— DIRECTIVE —
What is the count of lines that hold the word "this"? Give only the number.

— DATA SHOWN —
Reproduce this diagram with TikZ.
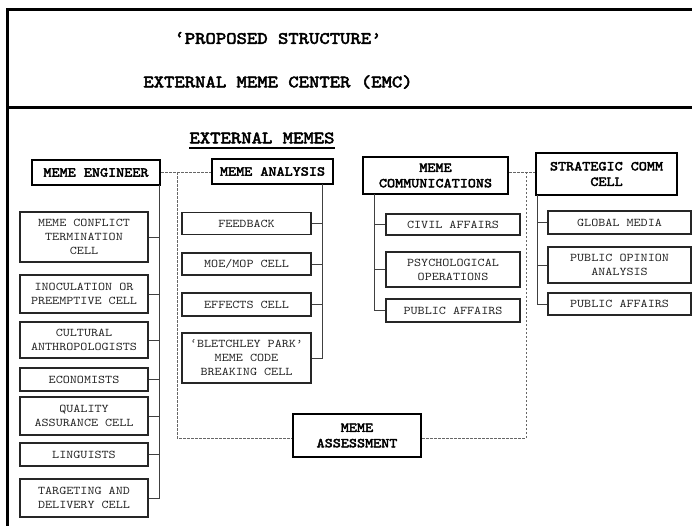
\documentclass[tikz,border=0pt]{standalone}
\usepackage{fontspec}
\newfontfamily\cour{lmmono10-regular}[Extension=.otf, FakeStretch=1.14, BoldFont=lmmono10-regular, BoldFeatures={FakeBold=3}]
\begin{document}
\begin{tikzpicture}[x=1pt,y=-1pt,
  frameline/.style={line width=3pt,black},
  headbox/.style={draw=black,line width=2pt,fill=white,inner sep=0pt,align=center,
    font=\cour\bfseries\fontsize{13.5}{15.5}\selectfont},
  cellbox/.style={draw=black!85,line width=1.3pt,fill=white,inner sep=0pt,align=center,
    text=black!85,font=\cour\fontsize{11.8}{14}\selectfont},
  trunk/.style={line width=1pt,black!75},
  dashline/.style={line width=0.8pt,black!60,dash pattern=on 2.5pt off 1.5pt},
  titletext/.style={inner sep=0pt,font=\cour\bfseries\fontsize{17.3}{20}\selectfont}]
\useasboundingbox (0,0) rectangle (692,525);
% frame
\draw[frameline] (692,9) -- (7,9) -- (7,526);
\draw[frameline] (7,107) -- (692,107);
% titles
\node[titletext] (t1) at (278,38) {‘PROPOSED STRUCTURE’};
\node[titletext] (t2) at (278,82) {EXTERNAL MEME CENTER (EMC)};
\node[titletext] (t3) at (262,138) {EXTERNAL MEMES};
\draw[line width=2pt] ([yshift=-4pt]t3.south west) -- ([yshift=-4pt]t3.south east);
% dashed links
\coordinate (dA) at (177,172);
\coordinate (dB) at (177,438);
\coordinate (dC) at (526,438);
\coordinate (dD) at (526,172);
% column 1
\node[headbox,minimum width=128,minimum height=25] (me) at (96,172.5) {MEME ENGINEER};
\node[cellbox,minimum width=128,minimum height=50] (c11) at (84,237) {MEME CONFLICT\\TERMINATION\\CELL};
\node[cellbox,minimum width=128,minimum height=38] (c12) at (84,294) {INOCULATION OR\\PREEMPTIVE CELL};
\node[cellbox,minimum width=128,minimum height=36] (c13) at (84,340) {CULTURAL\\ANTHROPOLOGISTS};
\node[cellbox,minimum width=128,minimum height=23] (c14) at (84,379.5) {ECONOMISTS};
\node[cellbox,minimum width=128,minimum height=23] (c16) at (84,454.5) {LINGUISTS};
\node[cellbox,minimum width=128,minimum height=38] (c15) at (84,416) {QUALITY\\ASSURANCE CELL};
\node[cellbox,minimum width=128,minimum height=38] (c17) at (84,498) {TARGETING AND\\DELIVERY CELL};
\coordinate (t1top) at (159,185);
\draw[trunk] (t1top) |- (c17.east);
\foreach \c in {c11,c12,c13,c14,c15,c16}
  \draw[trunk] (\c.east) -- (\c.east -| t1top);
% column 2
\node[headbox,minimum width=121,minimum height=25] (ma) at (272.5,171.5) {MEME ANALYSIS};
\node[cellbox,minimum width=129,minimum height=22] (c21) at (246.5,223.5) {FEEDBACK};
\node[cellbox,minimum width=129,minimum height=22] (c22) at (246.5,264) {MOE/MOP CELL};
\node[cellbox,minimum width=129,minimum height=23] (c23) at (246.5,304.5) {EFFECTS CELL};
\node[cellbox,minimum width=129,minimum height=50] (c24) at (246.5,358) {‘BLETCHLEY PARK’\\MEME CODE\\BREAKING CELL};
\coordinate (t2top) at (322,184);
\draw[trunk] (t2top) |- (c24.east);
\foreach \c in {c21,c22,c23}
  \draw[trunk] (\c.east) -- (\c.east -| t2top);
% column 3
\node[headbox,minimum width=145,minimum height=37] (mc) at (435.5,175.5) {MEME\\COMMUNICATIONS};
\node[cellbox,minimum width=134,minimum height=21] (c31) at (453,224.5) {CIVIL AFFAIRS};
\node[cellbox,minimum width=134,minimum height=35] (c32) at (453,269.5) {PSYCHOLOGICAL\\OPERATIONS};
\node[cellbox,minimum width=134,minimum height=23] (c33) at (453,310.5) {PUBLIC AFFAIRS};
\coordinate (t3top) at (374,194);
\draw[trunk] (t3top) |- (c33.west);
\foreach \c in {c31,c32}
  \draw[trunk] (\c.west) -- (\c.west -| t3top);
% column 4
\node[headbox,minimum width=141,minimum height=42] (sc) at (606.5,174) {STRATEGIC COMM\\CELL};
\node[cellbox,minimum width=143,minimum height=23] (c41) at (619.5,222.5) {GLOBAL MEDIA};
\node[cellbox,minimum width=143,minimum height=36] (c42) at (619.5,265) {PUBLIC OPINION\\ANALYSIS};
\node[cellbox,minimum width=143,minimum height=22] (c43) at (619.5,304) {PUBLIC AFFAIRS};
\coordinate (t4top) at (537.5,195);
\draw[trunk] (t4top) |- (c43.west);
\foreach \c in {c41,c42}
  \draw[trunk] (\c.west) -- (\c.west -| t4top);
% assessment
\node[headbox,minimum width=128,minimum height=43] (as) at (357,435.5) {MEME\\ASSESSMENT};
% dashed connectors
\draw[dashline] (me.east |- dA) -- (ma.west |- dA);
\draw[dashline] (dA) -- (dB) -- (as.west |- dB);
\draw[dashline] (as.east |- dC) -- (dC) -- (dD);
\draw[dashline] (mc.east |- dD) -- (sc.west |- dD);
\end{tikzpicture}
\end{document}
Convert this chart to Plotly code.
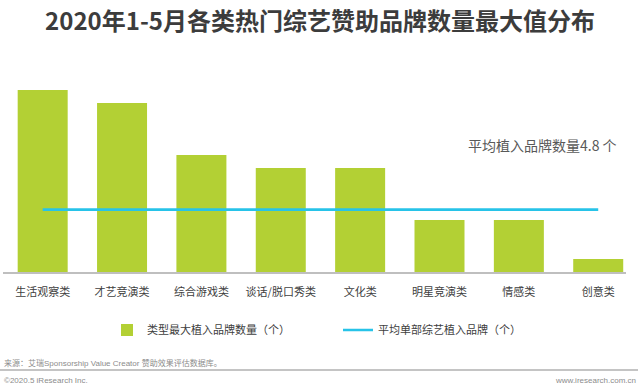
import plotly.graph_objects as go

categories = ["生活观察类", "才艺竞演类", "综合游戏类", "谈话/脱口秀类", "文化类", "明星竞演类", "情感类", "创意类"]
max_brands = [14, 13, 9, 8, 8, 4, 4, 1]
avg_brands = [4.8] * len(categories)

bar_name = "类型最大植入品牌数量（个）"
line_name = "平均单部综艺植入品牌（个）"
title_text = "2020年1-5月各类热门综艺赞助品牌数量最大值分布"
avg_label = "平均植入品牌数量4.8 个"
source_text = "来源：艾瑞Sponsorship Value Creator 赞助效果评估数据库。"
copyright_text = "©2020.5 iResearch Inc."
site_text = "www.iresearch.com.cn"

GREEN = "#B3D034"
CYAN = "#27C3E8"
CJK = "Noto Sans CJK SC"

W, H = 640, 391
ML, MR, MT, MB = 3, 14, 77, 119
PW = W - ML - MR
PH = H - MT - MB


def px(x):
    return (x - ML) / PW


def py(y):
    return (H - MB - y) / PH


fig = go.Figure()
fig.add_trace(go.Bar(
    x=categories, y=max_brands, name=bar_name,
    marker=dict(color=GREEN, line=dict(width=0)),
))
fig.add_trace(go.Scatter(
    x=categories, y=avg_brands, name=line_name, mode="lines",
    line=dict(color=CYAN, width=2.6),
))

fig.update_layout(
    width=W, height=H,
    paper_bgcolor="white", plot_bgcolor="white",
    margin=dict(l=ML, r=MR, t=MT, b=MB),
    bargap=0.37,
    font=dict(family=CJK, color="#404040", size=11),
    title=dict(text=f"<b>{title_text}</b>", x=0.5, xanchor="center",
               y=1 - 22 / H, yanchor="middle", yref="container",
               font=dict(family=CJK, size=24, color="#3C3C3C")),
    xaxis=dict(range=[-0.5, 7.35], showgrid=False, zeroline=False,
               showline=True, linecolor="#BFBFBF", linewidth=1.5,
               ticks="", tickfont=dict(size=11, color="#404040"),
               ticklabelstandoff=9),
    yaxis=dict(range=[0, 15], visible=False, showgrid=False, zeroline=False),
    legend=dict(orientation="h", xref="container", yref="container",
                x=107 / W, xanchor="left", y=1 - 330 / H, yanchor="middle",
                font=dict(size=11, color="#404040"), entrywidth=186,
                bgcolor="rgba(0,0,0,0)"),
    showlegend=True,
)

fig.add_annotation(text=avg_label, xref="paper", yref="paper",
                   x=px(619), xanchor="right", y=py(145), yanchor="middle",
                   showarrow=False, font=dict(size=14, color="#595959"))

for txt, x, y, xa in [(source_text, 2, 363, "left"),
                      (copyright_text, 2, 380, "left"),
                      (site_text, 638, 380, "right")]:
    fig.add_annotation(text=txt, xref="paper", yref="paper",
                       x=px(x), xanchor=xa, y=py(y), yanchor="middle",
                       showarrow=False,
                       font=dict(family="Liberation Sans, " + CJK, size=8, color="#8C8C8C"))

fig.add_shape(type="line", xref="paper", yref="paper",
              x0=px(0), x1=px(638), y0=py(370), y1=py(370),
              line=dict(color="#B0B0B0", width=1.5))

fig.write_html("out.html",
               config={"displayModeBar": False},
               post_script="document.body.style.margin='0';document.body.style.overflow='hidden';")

— THE ANSWER —
2